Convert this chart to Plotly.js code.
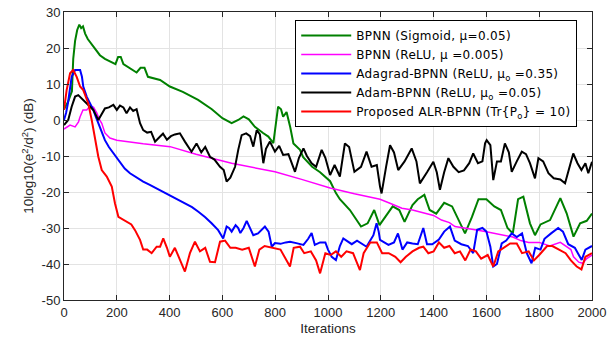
<!DOCTYPE html>
<html>
<head>
<meta charset="utf-8">
<script src="https://cdn.plot.ly/plotly-3.0.1.min.js"></script>
<style>html,body{margin:0;padding:0;background:#fff;}#chart{width:607px;height:339px;}
.legendtext{letter-spacing:0.35px;}</style>
</head>
<body>
<div id="chart"></div>
<script>
// ---- Data ----
const seriesNames = [
  "BPNN (Sigmoid, μ=0.05)",
  "BPNN (ReLU, μ =0.005)",
  "Adagrad-BPNN (ReLU, μ<sub>o</sub> =0.35)",
  "Adam-BPNN (ReLU, μ<sub>o</sub> =0.05)",
  "Proposed ALR-BPNN (Tr{P<sub>o</sub>} = 10)"
];

const greenX = [0,15,30,35,42,50,58,65,72,80,90,100,115,136,155,174,195,205,215,225,240,260,275,290,305,318,340,364,401,450,508,560,600,635,660,680,700,723,754,774,793,800,811,822,830,843,857,869,894,906,940,970,1008,1030,1045,1083,1110,1125,1150,1175,1195,1225,1245,1270,1290,1320,1340,1365,1385,1410,1440,1470,1495,1519,1545,1570,1600,1630,1655,1680,1700,1720,1740,1765,1784,1805,1841,1870,1880,1904,1930,1955,1980,2000];
const greenY = [3,5,8,17,22,25,26.5,25.5,26,24,22.5,21.5,20,18,17,16.2,15.5,17.5,17.5,15.5,14.8,13.8,13.2,14.5,14.5,12,11.5,11.1,9.3,7.8,5.6,3,0.5,-0.9,0,1,0.2,-1.9,-3.6,-4.6,-6.4,-2,3.7,3,0.9,2.2,-2,-6.5,-8.3,-10.3,-13,-14.5,-17,-20.3,-22,-25,-28,-29.6,-28.7,-25,-29.2,-26,-24,-25,-28.3,-23.6,-22,-20.8,-25,-26,-23,-24,-28,-31.5,-27,-22,-22,-24,-25,-30,-31.5,-22,-21.3,-28.7,-32,-29,-27.8,-23,-21.7,-25.9,-32.4,-28.7,-28,-26];

const magentaX = [0,10,23,42,55,61,72,86,100,112,124,135,143,155,174,200,237,300,402,500,635,700,799,900,1008,1100,1197,1230,1260,1280,1320,1367,1400,1430,1460,1481,1520,1557,1595,1630,1660,1700,1730,1760,1800,1840,1880,1904,1920,1930,1950,1965,1980,2000];
const magentaY = [-2.5,-2,-1.4,-1.9,-0.5,0.9,2.8,2.8,4,3.5,2,0,-0.9,-3.6,-5,-5.6,-6,-6.6,-7.4,-9.5,-12,-13,-14.4,-16.5,-18.9,-20.5,-22,-23,-23.8,-24.5,-25,-25.9,-26.5,-27.8,-28.5,-29.6,-30,-30.5,-31,-31.5,-32,-32.5,-33.5,-34,-34,-35,-34,-35.2,-36,-38,-39.5,-39.8,-38.5,-37.5];

const blueX = [0,8,15,22,29,42,61,68,73,86,100,111,120,130,143,155,170,187,212,230,250,275,300,325,351,375,401,430,458,485,509,535,559,584,603,610,616,625,635,650,660,668,680,692,705,717,735,750,761,775,787,799,820,840,856,880,907,925,938,950,970,990,1000,1014,1030,1045,1058,1070,1090,1110,1130,1146,1160,1172,1184,1192,1197,1229,1250,1265,1282,1300,1320,1340,1361,1375,1395,1420,1440,1462,1480,1505,1530,1550,1565,1585,1600,1615,1626,1640,1658,1675,1696,1715,1735,1753,1771,1785,1805,1820,1845,1872,1890,1910,1935,1961,1975,2000];
const blueY = [0,2,4.7,9,12,13.9,13.9,12,9.3,6.5,4.5,2.8,1,-0.9,-2.8,-5.6,-7.5,-9.2,-12,-13.5,-14.8,-16,-17.1,-18,-19,-19.8,-20.8,-22,-23.1,-24.2,-25.5,-27,-28.7,-30.6,-32.9,-31,-29.6,-30,-31,-29.2,-30,-31.4,-30,-28,-30,-32,-31.5,-30.5,-29.6,-31,-35.2,-34.2,-34.4,-34,-33.8,-34.2,-34.7,-33,-31.4,-34.7,-34,-34,-36,-38,-38.9,-35,-32.9,-33.5,-34.5,-33.5,-34.5,-35.2,-33.5,-32,-28.7,-31,-33.3,-34.7,-34,-31.5,-36,-34,-34.3,-34.5,-30,-34.5,-34.5,-33.2,-31,-29.6,-33.5,-34.5,-35,-37,-30.5,-30,-31,-35.2,-40.7,-40,-34.3,-33.5,-31.5,-32.5,-31.5,-37,-39.8,-35.5,-36,-33,-31.5,-30,-31,-34.5,-35.5,-38.9,-36,-35];

const blackX = [0,16,29,42,54,73,90,111,130,143,155,170,187,200,212,225,237,250,262,275,288,300,315,330,345,364,375,390,405,420,439,458,483,502,520,535,553,570,591,605,616,630,648,660,673,690,705,717,730,742,755,765,780,799,815,830,850,875,890,907,920,938,955,976,990,1008,1025,1045,1064,1080,1100,1125,1146,1165,1185,1197,1203,1220,1235,1250,1266,1290,1317,1335,1348,1375,1399,1412,1424,1440,1456,1475,1495,1515,1535,1550,1568,1585,1595,1601,1615,1626,1640,1655,1670,1685,1696,1715,1734,1750,1765,1784,1797,1815,1835,1855,1880,1898,1915,1929,1945,1960,1975,1986,2000];
const blackY = [-1.4,0,3.7,6.5,6.9,5.6,4.2,2.8,0,1.9,3.2,3.5,4.2,2.8,4,3.5,1.9,3.5,2.5,3,-0.9,-2.8,-3.5,-3.3,-6,-4.6,-3.8,-5.5,-4.5,-4,-3.7,-6,-8.8,-6.5,-9,-7.5,-10.2,-11,-13,-13.9,-17.1,-16,-13,-8.3,-4.2,-3.7,-4.5,-7.4,-2.8,-4,-12,-8,-6,-8.8,-7.2,-9.7,-9.5,-14.4,-10.5,-7.9,-10,-12,-13,-8.3,-10.5,-15.3,-12.5,-15.7,-6.5,-7.5,-14.4,-13,-8.8,-13,-12.5,-18.5,-20.4,-13,-7,-9,-13.9,-11.5,-7.9,-11.5,-17.6,-14.5,-11.6,-14.5,-19.4,-14.5,-10.6,-13,-14.5,-14,-12,-9.3,-12,-11.5,-6.5,-5.6,-7,-16.7,-11.5,-11.5,-6.5,-9,-14.4,-11.5,-8.8,-9.5,-12,-16.2,-10.6,-11.5,-14.8,-16.2,-16.5,-17.6,-13,-9.3,-12,-13.9,-12,-14.8,-11.6];

const redX = [0,10,23,35,48,61,73,92,105,117,130,143,162,181,193,206,220,237,255,269,288,300,315,332,351,364,376,390,401,420,439,458,477,496,515,535,553,572,591,610,630,650,675,700,723,740,760,785,820,856,870,894,910,935,955,970,990,1010,1030,1050,1070,1095,1121,1135,1160,1185,1205,1230,1255,1275,1295,1320,1345,1361,1380,1400,1420,1440,1460,1480,1500,1520,1540,1560,1580,1605,1626,1645,1665,1690,1715,1735,1760,1780,1800,1830,1850,1875,1900,1920,1942,1960,1975,2000];
const redY = [2.8,8.3,13,13.9,12,9.3,8.3,4.6,0,-4.6,-10.2,-13.9,-15.7,-18.5,-23.1,-26.9,-27.5,-28.3,-29,-30.6,-33.3,-36,-36,-37,-35.2,-35.2,-32.9,-35.5,-38,-35.5,-38.9,-42.1,-37,-33.8,-36.5,-35.5,-39.4,-39.5,-33.8,-33.5,-35.5,-35.5,-36,-35.5,-40.7,-36,-35,-35.5,-36,-40.7,-35.5,-35.2,-37,-36.5,-39,-42.6,-37,-37.5,-36.5,-38,-36.5,-37,-41.7,-37,-34,-34,-37,-37,-38,-39.5,-38,-36.5,-35.5,-35.2,-37,-36.5,-34,-35.5,-35,-37,-36.5,-39,-36,-36.5,-38.5,-37.5,-40.7,-36.5,-35.5,-34.3,-34.3,-37,-36.5,-39,-37.5,-35,-35,-36,-37,-39,-40.7,-41.5,-38,-37];

const xTicks = [0,200,400,600,800,1000,1200,1400,1600,1800,2000];
const yTicks = [30,20,10,0,-10,-20,-30,-40,-50];

// ---- Traces ----
const colors = ["rgb(0,128,0)","rgb(255,0,255)","rgb(0,0,255)","rgb(0,0,0)","rgb(255,0,0)"];
const widths = [2,1.5,2,2,2];
const xs = [greenX, magentaX, blueX, blackX, redX];
const ys = [greenY, magentaY, blueY, blackY, redY];
const traces = seriesNames.map((n,i)=>({
  type:"scatter", mode:"lines", name:n, x:xs[i], y:ys[i],
  line:{color:colors[i], width:widths[i]}
}));

const fontFam = "Liberation Sans, Arial, sans-serif";
const layout = {
  width:607, height:339,
  margin:{l:64, r:15, t:12, b:39},
  paper_bgcolor:"#fff", plot_bgcolor:"#fff",
  font:{family:fontFam, size:13, color:"#262626"},
  showlegend:true,
  legend:{
    x:0.972, y:0.972, xanchor:"right", yanchor:"top",
    bgcolor:"#fff", bordercolor:"#000", borderwidth:1,
    font:{family:"DejaVu Sans, sans-serif", size:12, color:"#000"},
    itemwidth:50, tracegroupgap:0
  },
  xaxis:{
    range:[0,2000], tickvals:xTicks, ticktext:xTicks.map(String),
    showgrid:true, gridcolor:"#e3e3e3", gridwidth:1,
    showline:true, linecolor:"#262626", linewidth:1, mirror:"ticks",
    ticks:"inside", ticklen:5, tickcolor:"#262626",
    zeroline:false,
    title:{text:"Iterations", font:{family:fontFam, size:13.5, color:"#262626"}, standoff:4}
  },
  yaxis:{
    range:[-50,30], tickvals:yTicks, ticktext:yTicks.map(String),
    showgrid:true, gridcolor:"#e3e3e3", gridwidth:1,
    showline:true, linecolor:"#262626", linewidth:1, mirror:"ticks",
    ticks:"inside", ticklen:5, tickcolor:"#262626",
    zeroline:false,
    title:{text:"10log10(e<sup>2</sup>/d<sup>2</sup>) (dB)", font:{family:fontFam, size:13.5, color:"#262626"}, standoff:4}
  }
};

Plotly.newPlot("chart", traces, layout, {displayModeBar:false, staticPlot:true});
</script>
</body>
</html>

────────────────────

Figure out how many lines above include the string "chart", then report that number and nothing else.

4